The latest findings could also spur researchers to pursue immunotherapy combinations with PARP inhibitors, particularly in patients with BRCA2-mutated tumors. "PARP inhibitors enhance genetic instability of many BRCA1/2-mutant tumors leading to an anti-tumor effect," Chan said. "You could imagine based on our data that a PARP inhibitor plus immunotherapy in [BRCA2-mutant tumors] would be synergistic and much better together as a combination therapy."
Going forward, Chan said that he and fellow researchers will be working to design this type of trial. It will also be necessary to perform retrospective biomarker analyses within immune checkpoint inhibitor trials, he said, to specifically analyze patients' outcomes based on their HRR mutation status.
This research also speaks to the importance of evaluating the role of multiple biomarkers on patients' ability to respond to immune checkpoint inhibitors. For example, PD-L1 expression is often used as a predictive biomarker for immunotherapy and is indicated in a number of regulatory approvals for checkpoint inhibitors. For example, the FDA last week approved pembrolizumab (Merck's Keytruda) plus chemotherapy for triple-negative breast cancer patients who had a PD-L1 combined positive score of at least 10. The agency approved the indication based on data from a study in which only patients in this subgroup experienced improved progression-free survival on the pembrolizumab-chemo regimen compared to chemo.
However, Chan and his team were not able to consider the impact of PD-L1 expression along with BRCA1/2 mutation status into their present analyses due to the inconsistent ways in which PD-L1 expression was recorded in the datasets they used.
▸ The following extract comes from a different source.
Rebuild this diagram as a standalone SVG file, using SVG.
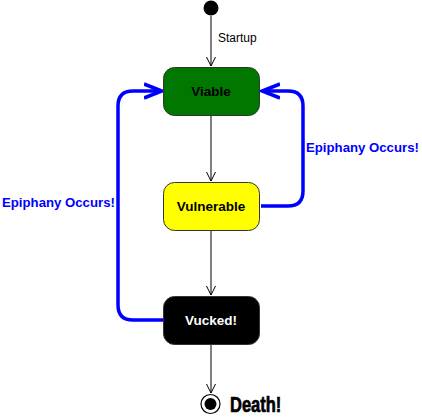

"That will be important to follow up on," Chan said. "It would be valuable for us to do a simple study and look at the concurrence between the PD-L1 staining levels."
Ultimately, the Nature Cancer paper could inspire a marked shift in the way researchers and drug developers stratify patients with BRCA1 and BRCA2 mutations in immunotherapy trials.
"These are deep mechanistic considerations that people have not really paid attention to," Chan said. "But these data should open the door to that. It's a pretty unequivocal finding."